-- start INPUT --

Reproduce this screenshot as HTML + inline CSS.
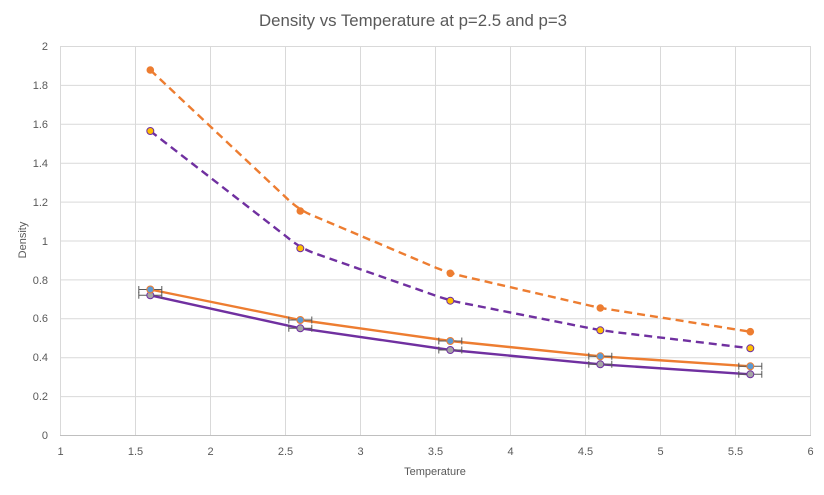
<!DOCTYPE html>
<html><head><meta charset="utf-8"><style>
html,body{margin:0;padding:0;background:#fff;}
svg{display:block;}
text{font-family:"Liberation Sans",sans-serif;fill:#595959;}
</style></head><body>
<svg width="824" height="495" viewBox="0 0 824 495" xmlns="http://www.w3.org/2000/svg">
<rect width="824" height="495" fill="#fff"/>
<text x="413" y="26" font-size="16.5" text-anchor="middle" textLength="308" lengthAdjust="spacingAndGlyphs">Density vs Temperature at p=2.5 and p=3</text>
<g stroke="#d9d9d9" stroke-width="1">
<line x1="60.5" y1="46.5" x2="810.5" y2="46.5"/>
<line x1="60.5" y1="85.4" x2="810.5" y2="85.4"/>
<line x1="60.5" y1="124.3" x2="810.5" y2="124.3"/>
<line x1="60.5" y1="163.2" x2="810.5" y2="163.2"/>
<line x1="60.5" y1="202.1" x2="810.5" y2="202.1"/>
<line x1="60.5" y1="241" x2="810.5" y2="241"/>
<line x1="60.5" y1="279.9" x2="810.5" y2="279.9"/>
<line x1="60.5" y1="318.8" x2="810.5" y2="318.8"/>
<line x1="60.5" y1="357.7" x2="810.5" y2="357.7"/>
<line x1="60.5" y1="396.6" x2="810.5" y2="396.6"/>
<line x1="60.5" y1="46" x2="60.5" y2="435"/>
<line x1="135.5" y1="46" x2="135.5" y2="435"/>
<line x1="210.5" y1="46" x2="210.5" y2="435"/>
<line x1="285.5" y1="46" x2="285.5" y2="435"/>
<line x1="360.5" y1="46" x2="360.5" y2="435"/>
<line x1="435.5" y1="46" x2="435.5" y2="435"/>
<line x1="510.5" y1="46" x2="510.5" y2="435"/>
<line x1="585.5" y1="46" x2="585.5" y2="435"/>
<line x1="660.5" y1="46" x2="660.5" y2="435"/>
<line x1="735.5" y1="46" x2="735.5" y2="435"/>
<line x1="810.5" y1="46" x2="810.5" y2="435"/>
</g>
<line x1="60" y1="435.5" x2="811" y2="435.5" stroke="#bfbfbf" stroke-width="1"/>
<g font-size="11" text-anchor="end">
<text x="48" y="439">0</text>
<text x="48" y="400">0.2</text>
<text x="48" y="361">0.4</text>
<text x="48" y="322">0.6</text>
<text x="48" y="284">0.8</text>
<text x="48" y="245">1</text>
<text x="48" y="206">1.2</text>
<text x="48" y="167">1.4</text>
<text x="48" y="128">1.6</text>
<text x="48" y="89">1.8</text>
<text x="48" y="50">2</text>
</g>
<g font-size="11" text-anchor="middle">
<text x="60.5" y="455">1</text>
<text x="135.5" y="455">1.5</text>
<text x="210.5" y="455">2</text>
<text x="285.5" y="455">2.5</text>
<text x="360.5" y="455">3</text>
<text x="435.5" y="455">3.5</text>
<text x="510.5" y="455">4</text>
<text x="585.5" y="455">4.5</text>
<text x="660.5" y="455">5</text>
<text x="735.5" y="455">5.5</text>
<text x="810.5" y="455">6</text>
<text x="435" y="475">Temperature</text>
<text transform="translate(26,240) rotate(-90)">Density</text>
</g>
<g fill="none" stroke-width="2.4" stroke-linecap="butt" stroke-linejoin="round">
<path d="M150.3,70 L288.3,199.7 Q300.3,211 315.3,216.6 L437.3,268.3 Q450.3,273.3 463.3,276.3 L587.3,305 Q600.3,308 613.3,310 L750.3,331.7" stroke="#ED7D31" stroke-dasharray="8,5"/>
<path d="M150.3,131 L287.3,237.3 Q300.3,248.3 315.3,253.5 L437.3,296.2 Q450.3,300.7 463.3,303.2 L587.3,327.7 Q600.3,330.3 613.3,331.9 L750.3,348.3" stroke="#7030A0" stroke-dasharray="8,5"/>
<path d="M150.3,295.3 L300.3,328.3 L450.3,350 L600.3,364.3 L750.3,374.3" stroke="#7030A0"/>
<path d="M150.3,289.5 L300.3,320 L450.3,341 L600.3,356.3 L750.3,366.3" stroke="#ED7D31"/>
</g>
<g stroke="#595959" stroke-width="1" fill="none">
<path d="M138.8,289.5H161.8M138.8,286V293M161.8,286V293"/>
<path d="M138.8,295.3H161.8M138.8,291.8V298.8M161.8,291.8V298.8"/>
<path d="M288.8,320H311.8M288.8,316.5V323.5M311.8,316.5V323.5"/>
<path d="M288.8,328.3H311.8M288.8,324.8V331.8M311.8,324.8V331.8"/>
<path d="M438.8,341H461.8M438.8,337.5V344.5M461.8,337.5V344.5"/>
<path d="M438.8,350H461.8M438.8,346.5V353.5M461.8,346.5V353.5"/>
<path d="M588.8,356.3H611.8M588.8,352.8V359.8M611.8,352.8V359.8"/>
<path d="M588.8,364.3H611.8M588.8,360.8V367.8M611.8,360.8V367.8"/>
<path d="M738.8,366.3H761.8M738.8,362.8V369.8M761.8,362.8V369.8"/>
<path d="M738.8,374.3H761.8M738.8,370.8V377.8M761.8,370.8V377.8"/>
</g>
<g fill="#ED7D31">
<circle cx="150.3" cy="70" r="3.8"/>
<circle cx="300.3" cy="211" r="3.8"/>
<circle cx="450.3" cy="273.3" r="3.8"/>
<circle cx="600.3" cy="308" r="3.8"/>
<circle cx="750.3" cy="331.7" r="3.8"/>
</g>
<g fill="#FFC000" stroke="#7030A0" stroke-width="1">
<circle cx="150.3" cy="131" r="3.5"/>
<circle cx="300.3" cy="248.3" r="3.5"/>
<circle cx="450.3" cy="300.7" r="3.5"/>
<circle cx="600.3" cy="330.3" r="3.5"/>
<circle cx="750.3" cy="348.3" r="3.5"/>
</g>
<g fill="#A5A5A5" stroke="#7030A0" stroke-width="1">
<circle cx="150.3" cy="295.3" r="3.5"/>
<circle cx="300.3" cy="328.3" r="3.5"/>
<circle cx="450.3" cy="350" r="3.5"/>
<circle cx="600.3" cy="364.3" r="3.5"/>
<circle cx="750.3" cy="374.3" r="3.5"/>
</g>
<g fill="#5B9BD5" stroke="#ED7D31" stroke-width="1">
<circle cx="150.3" cy="289.5" r="3.5"/>
<circle cx="300.3" cy="320" r="3.5"/>
<circle cx="450.3" cy="341" r="3.5"/>
<circle cx="600.3" cy="356.3" r="3.5"/>
<circle cx="750.3" cy="366.3" r="3.5"/>
</g>
</svg>
</body></html>
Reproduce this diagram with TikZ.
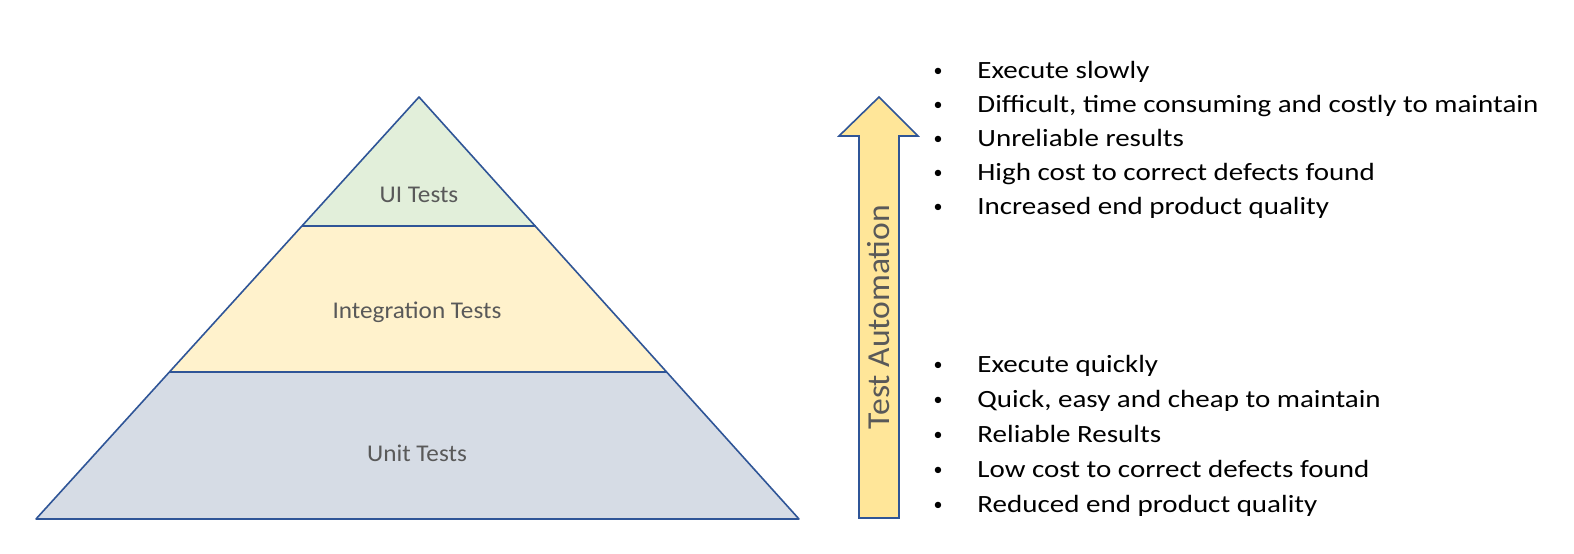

-- end INPUT --

Find the lines that include the string "this", then copy each of them.

TASK OUTPUT
Reproduce this screenshot as HTML + inline CSS.
Reproduce this diagram with TikZ.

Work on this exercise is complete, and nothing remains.